No i jeszcze to wszystko złożyło się z tym nieszczęsnym 2012 rokiem.
Dlatego mam nadzieję, że w tym tekście jest po prostu jakaś skomplikowana i głęboka ironia, której mój ograniczony umysł nie był w stanie zauważyć. Bo zaraz zacznę podejrzewać, że ktoś komuś dał w łapę.
Styl Fulko może nie jest jakiś super świetny - ale jest oryginalny. I jego własny. Dla kogoś jak ja, kto czyta naprawdę dużo, takie specyficzne podejście od czasu do czasu to naprawdę dobra rzecz. Tak samo jak miło jest czasem przeczytać recenzję stylizowaną na opowiadanie albo wpis do dziennika czy obejrzeć jakiś film z innego niż preferowany przez nas gatunek - dla odmiany.
Nie przejmuj się Fulko i tak nie dożyjesz :P A co do śmiecenia zgadzam się, trzeba edukować ludzi, że kosze do czegoś jednak służą!
Bardzo fajny felieton!
Nie złe ale powinniście zmienic tytół serii tych tekstów. owo i orzeszki to troche absurdalna nazwa. Bo kto popija piwem orzeszki?
@UP
Przepraszam niektórzy nie piją piwa na umór ...
Tak czy inaczej bardzo fajnie się czytało i by nie powiedzieć, że straciło się czas to w walce z kosmitami jesteśmy całkiem potężni na lądzie więc o to się nie musimy martwić bo każde pole siłowe da się rozładować dzięki odpowiednio kalorycznej bombie elektromagnetycznej jak mówi mój wykładowca ;) Tak więc czytelnicy zważajcie na to co wyrzucacie bo jeszcze 3 mil takich jak wy i zasypujecie śmieciami całe moje miasto !
Powiedziałem
Smarkula rzuca serwetkę na piasek, chwilę później nadchodzi tsunami i zgarnia całe towarzycho. Więcej śmiecić nie będzie.
Panie Invader01:
Omg, Omfg! Ale z ciebie noob. Uważasz, że ten felieton nie jest haxorski? A styl pisania autora nie jest wypasiony pod sam sufit? O lol2! rotfl!

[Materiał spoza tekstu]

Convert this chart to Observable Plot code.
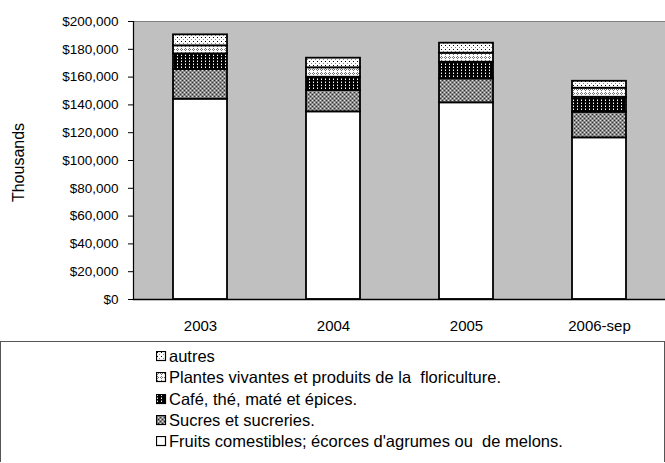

A tak po za tym, czemu uważasz że: "docenianie jakiś oryginalnych twórców wygląda żałośnie i plastikowo"? Ja bym powiedział, że to dość śmiała teza. W ogóle skąd to plastikowo? Nie czaje tej wyszukanej metafory.
Piszesz, że autor się jara swoim stylem pisania. A skąd ten wniosek?
Jeżeli chodzi o moje wnioski, po przeczytaniu twojego posta, to uważam że jesteś dosyć tępym człowiekiem, jeżeli nie potrafisz zrozumieć prostego felietonu, napisanego w dość dobrym stylu.
Chętnie bym się rozpisał, ale niestety powoli siadają mi baterie w klawiaturze i nie mam zbytniej ochoty na dyskusje. Przynajmniej osiągnąłem zamierzony cel. Skrytykowałem wielkich znawców i już się obyło bez zbędnych i idiotycznych komentarzy odnośnie stylu, tak, jak to było bodajże w ostatniej części. Finito.
---->Fulko dobrze gada ,nalać mu vódki . No tekst przykuł moją uwagę , dobrze napisane . Można śmiało powiedzieć , że juz klimat nam się zmienia , co raz więcej silnych huraganów nad polską , tornad w ostatnich latach ich liczba wielokrotnie wzrosła , tzw słynna Emma która przeszła nad Polska oj zapowiada się ciekawie w następnych latach , osobiscie czekam na Maj może Kwiecień 2011 , jeśli w tym okresie ujrze coś na niebie to się ostro przeraże ;)
zapomiales jeszcze o wirusach ktore moga zabic cala ludzkosc
i o robotach ktore w postępie technologicznym stana sie coraz modrzejsze i sprzeciwia sie przeciwko nam
Jak to nie wiadomo co by zrobił rząd Tuska. Toż to oczywiste - nic :D
I byłoby to jak zwykle słuszne. :) Bo dotknięty boskim geniuszem Pan Premier, jest świadom tego czego wielu z nas uświadomić sobie nie może. Jeśli jakakolwiek katastrofa nastąpi, to z pewnością nie będzie ona wynikiem ludzkich działań i ludziom nie sposób będzie się jej przeciwstawić. Pozostaje bierna obserwacja. W skrajnych przypadkach nakrycie się prześcieradłem i powolne (coby nie wzbudzić paniki) czołganie się w kierunku najbliższego cmentarza.